“But it would kill him!”

“Not at all, as I would do it, especially if the young man were very strong and full of life. When the result is obtained, an antiseptic ligature, suggestion of complete healing during sleep, proper nourishment, such as we are giving at present, by recalling the patient to the hypnotic state, sleep again, and so on; in eight and forty hours your young man would be waked and would never know what had happened to him—unless he felt a little older, by nervous sympathy,” added the sage with a low laugh.

“Are you perfectly sure of what you say?” asked Unorna eagerly.

“Absolutely. I have examined the question for years. There can be no doubt of it. Food can maintain life, blood alone can renew it.”

“Have you everything you need here?” inquired Unorna.

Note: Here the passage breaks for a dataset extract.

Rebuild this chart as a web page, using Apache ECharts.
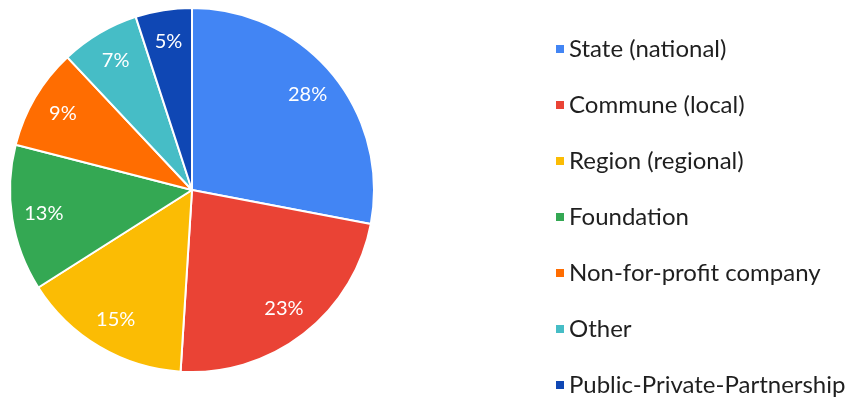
<!DOCTYPE html>
<html>
<head>
<meta charset="utf-8">
<script src="https://cdn.jsdelivr.net/npm/echarts@6/dist/echarts.min.js"></script>
<style>
  html, body { margin: 0; padding: 0; background: #ffffff; }
  #chart { width: 849px; height: 397px; }
</style>
</head>
<body>
<div id="chart"></div>
<script>
// Funding sources, share of total (%)
const categories = [
  'State (national)',
  'Commune (local)',
  'Region (regional)',
  'Foundation',
  'Non-for-profit company',
  'Other',
  'Public-Private-Partnership'
];
const shares = [28, 23, 15, 13, 9, 7, 5];
const colors = ['#4285F4', '#EA4335', '#FBBC04', '#34A853', '#FF6D01', '#46BDC6', '#0F47B4'];

const FONT = 'Lato, "Open Sans", sans-serif';
const CENTER = [192, 190];
const R = 182;

const sliceData = categories.map((name, i) => ({
  name,
  value: shares[i],
  itemStyle: { color: colors[i] }
}));

const chart = echarts.init(document.getElementById('chart'), null, { renderer: 'canvas' });
chart.setOption({
  animation: false,
  color: colors,
  legend: {
    orient: 'vertical',
    left: 549,
    top: 32,
    height: 365,
    icon: 'rect',
    itemWidth: 10,
    itemHeight: 10,
    itemGap: 32,
    textStyle: { fontFamily: FONT, fontSize: 24, lineHeight: 24, color: '#1f1f1f', padding: [0, 0, 0, -1] },
    data: categories
  },
  series: [
    {
      type: 'pie',
      center: CENTER,
      radius: R,
      startAngle: 90,
      clockwise: true,
      avoidLabelOverlap: false,
      itemStyle: { borderColor: '#ffffff', borderWidth: 2 },
      label: { show: false },
      labelLine: { show: false },
      emphasis: { disabled: true },
      data: sliceData
    },
    {
      // transparent ring carrying the percentage labels at ~80% of the radius
      type: 'pie',
      center: CENTER,
      radius: [112, R],
      startAngle: 90,
      clockwise: true,
      silent: true,
      legendHoverLink: false,
      itemStyle: { color: 'rgba(0,0,0,0)', borderWidth: 0 },
      label: {
        show: true,
        position: 'inside',
        formatter: p => p.value + '%',
        color: '#ffffff',
        fontFamily: FONT,
        fontSize: 20
      },
      labelLine: { show: false },
      emphasis: { disabled: true },
      data: categories.map((name, i) => ({ name: name + ' ', value: shares[i] }))
    }
  ]
});
</script>
</body>
</html>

“Everything. There is no hospital in Europe that has the appliances we have prepared for every emergency.”

He looked at her face curiously. It was ghastly pale with excitement. The pupil of her brown eye was so widely expanded that the iris looked black, while the aperture of the gray one was contracted to the size of a pin’s head, so that the effect was almost that of a white and sightless ball.

“You seem interested,” said the gnome.

“Would such a man—such a man as Israel Kafka answer the purpose?” she asked.

“Admirably,” replied the other, beginning to understand.